Faut-il supplier Dieu ?
Dans son édito pour la revue du Service des relations à l’islam (SRI) de juin 2014, Christophe Roucou écrit que le Pape François « rappelle aux croyants leur responsabilité spécifique, celle de supplier Dieu pour que la paix advienne ». Cela me pose question : notre Dieu est-il quelqu’un qu’il faut supplier ? Est-ce vraiment cela notre responsabilité commune et spécifique de croyants ?
Certes on trouve des supplications dans la Bible : « Seigneur réponds-nous ! Nous as-tu oubliés ? » Et l’Église prie : « Seigneur écoute-nous ! Nous te supplions humblement ! » Un prêtre palestinien déclarait : « On va tellement supplier Dieu qu’il finira bien par nous envoyer la paix ! » Trop de croyants supplient Dieu pour leurs projets personnels et témoignent ainsi d’un infantilisme et d’une instrumentalisation de Dieu. Des messes ont été dites pour la pluie ou pour que l’équipe nationale gagne la Coupe du monde de foot !

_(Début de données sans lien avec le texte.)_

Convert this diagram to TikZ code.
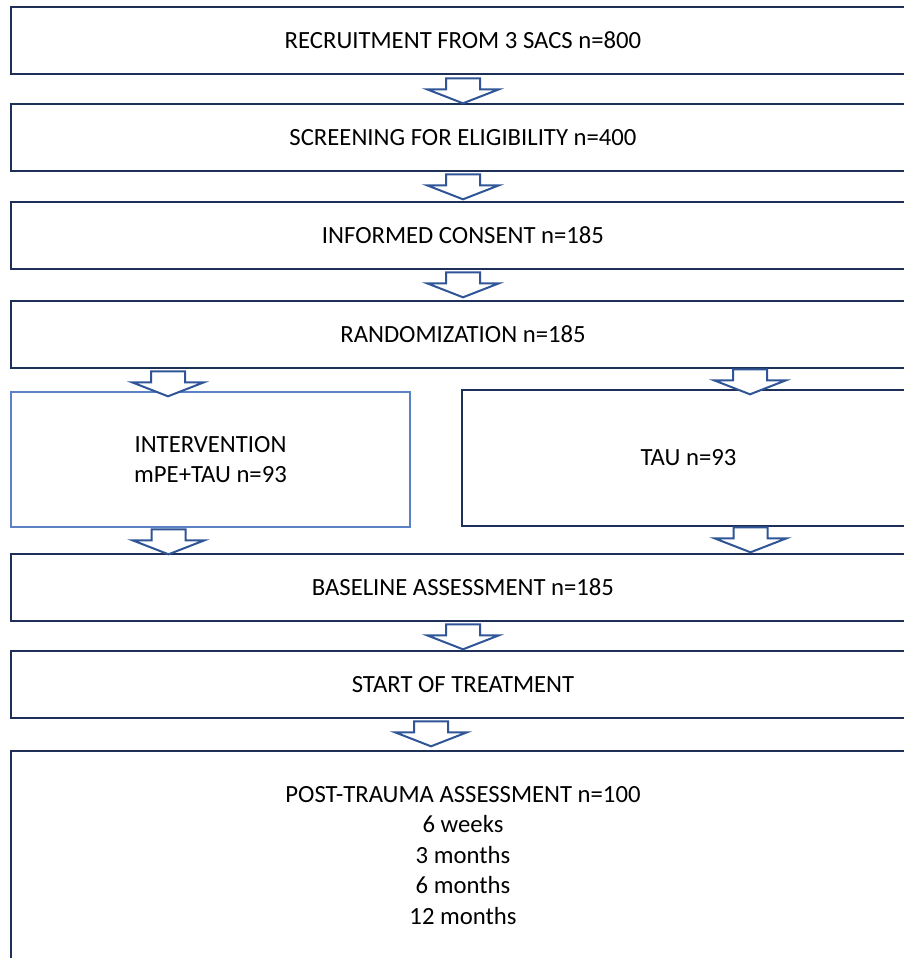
\documentclass[tikz,border=0pt]{standalone}
\usepackage{fontspec}
\setmainfont{Carlito}
\usepackage{tikz}
\usetikzlibrary{arrows.meta, positioning, calc}

\definecolor{boxnavy}{RGB}{31,48,88}
\definecolor{boxlight}{RGB}{91,130,196}
\definecolor{arrowblue}{RGB}{47,85,151}

\tikzset{
  stage/.style = {draw=boxnavy, line width=2.6pt, rectangle, inner sep=0pt,
    align=center, minimum width=904pt, minimum height=67pt},
  pics/down/.style = {code={
    \draw[line width=2pt, draw=arrowblue, fill=white, line join=miter]
      (-17,0) -- (17,0) -- (17,11) -- (36,11) -- (0,25) -- (-36,11) -- (-17,11) -- cycle;
  }}
}

\begin{document}
\begin{tikzpicture}[
    x=1pt, y=-1pt,
    every node/.append style = {font=\fontsize{24.7}{30.5}\selectfont}
  ]
  \useasboundingbox (0,0) rectangle (903,958);

  \node[stage] (recruit) at (463,40.5) {RECRUITMENT FROM 3 SACS n=800};
  \node[stage] (screen)  at (463,137.5) {SCREENING FOR ELIGIBILITY n=400};
  \node[stage] (consent) at (463,235.5) {INFORMED CONSENT n=185};
  \node[stage] (random)  at (463,334.5) {RANDOMIZATION n=185};

  % the two arms
  \node[stage, draw=boxlight, minimum width=399pt, minimum height=135pt]
    (interv) at (210.5,459.5) {INTERVENTION\\mPE+TAU n=93};
  \node[stage, minimum width=453pt, minimum height=136pt]
    (tau) at (688.5,458) {TAU n=93};

  \node[stage] (baseline) at (463,587.5) {BASELINE ASSESSMENT n=185};
  \node[stage] (start)    at (463,684.5) {START OF TREATMENT};
  \node[stage, minimum height=209pt] (post) at (463,855.5)
    {POST-TRAUMA ASSESSMENT n=100\\6 weeks\\3 months\\6 months\\12 months};

  % block arrows
  \pic at ($(recruit.south)+(0,3)$) {down};
  \pic at ($(screen.south)+(0,2)$) {down};
  \pic at ($(consent.south)+(0,2)$) {down};
  \pic at ($(random.south)+(-295,2)$) {down};
  \pic at ($(random.south)+(287,0)$) {down};
  \pic at ($(interv.south)+(-42,1)$) {down};
  \pic at ($(tau.south)+(62,0)$) {down};
  \pic at ($(baseline.south)+(0,2)$) {down};
  \pic at ($(start.south)+(-32,2)$) {down};
\end{tikzpicture}
\end{document}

Mais ne faut-il pas tout de même demander à Dieu ces biens essentiels que sont la paix et la justice ? Nous le faisons d’ailleurs à chaque messe.
Pourtant, je ne crois pas en un Dieu distrait ou sourd dont il faudrait attirer l’attention par des neuvaines de prières ou des sacrifices. Je ne crois pas en un Dieu qui distribuerait ses bienfaits à ceux qui montrent plus de persévérance ou qui auraient trouvé les bonnes prières ou les bons intercesseurs (saint Antoine ou d’autres). Je ne crois pas en un Dieu qui aimerait se faire prier ou qui attendrait que nous soyons humiliés pour montrer sa puissance.
La Bible donne parfois ces images car elle est faite d’approches de Dieu imparfaites et souvent contradictoires, tant est grand le mystère de Dieu et tant sont ambiguës les démarches humaines qui projettent sur Dieu leurs attentes. Mais ces images ne peuvent qu’être rejetées par les mentalités modernes, et on risque de les réactiver en parlant de « supplier Dieu pour que la paix advienne ».
Heureusement, après les tâtonnements d’Israël, le Christ nous a révélé le vrai visage de Dieu. La prière de Jésus est un cœur-à-cœur avec le Père. Il demande, bien sûr, force et lumière car il partage les limites de la condition humaine, mais il le fait comme on demande de l’aide à quelqu’un qu’on aime. Jésus nous invite à faire de même et sans rabâcher puisque « Dieu sait ce dont vous avez besoin » et puisque « il envoie sans tarder l’Esprit Saint à qui le demande ».
S’il faut parler à Dieu de nos besoins, c’est parce que le dialogue fait partie de l’amour. C’est aussi et surtout pour ouvrir nos cœurs à l’action de Dieu.
Le pape François a invité les peuples à « porter devant Dieu leur aspiration ardente pour la paix… [pour être] artisans de paix ». Si supplier veut dire insister devant l’ampleur des changements à faire, je veux bien. Mais à condition de témoigner que le Dieu des chrétiens est un Dieu qui nous supplie de travailler à son règne de justice et de paix.
Dans un texte sur « la prière du Dieu démuni », Serge Baqué écrivait : Jésus a donné son testament « non pas sur le ton du commandement mais de la supplication » 1. Il faut le redire : la prière n’a pas pour but de changer Dieu qui ne cesse de vouloir notre bien et d’agir pour cela ; elle a pour but de changer nos cœurs. Pour que ce soit clair, il faudrait abandonner tous ces refrains qui demandent à Dieu de nous écouter. Ceux qui témoignent d’une prière chrétienne ne doutent pas de son écoute mais demandent son aide pour contribuer à son règne : « Donne-nous ton Esprit… Fais de nous des ouvriers de paix… »
La « responsabilité spécifique » des chrétiens me semble être de découvrir la volonté de Dieu en lui demandant de changer nos cœurs pour y communier, surtout si cette volonté de Dieu semble contrarier nos vues humaines.
Je ne pense pas que tous les croyants parlent du même Dieu et je me sens plus proche de certains athées que de croyants en un Dieu qu’il faudrait supplier.
De quel Dieu voulons-nous témoigner ? Qui est le TU qui nous envoie ? Question sans cesse à reprendre…
Gilbert Delanoue
Prêtre de la Mission de France
La Croix – 27.09.14
1 – Lettre aux communautés de la Mission de France, n° 184.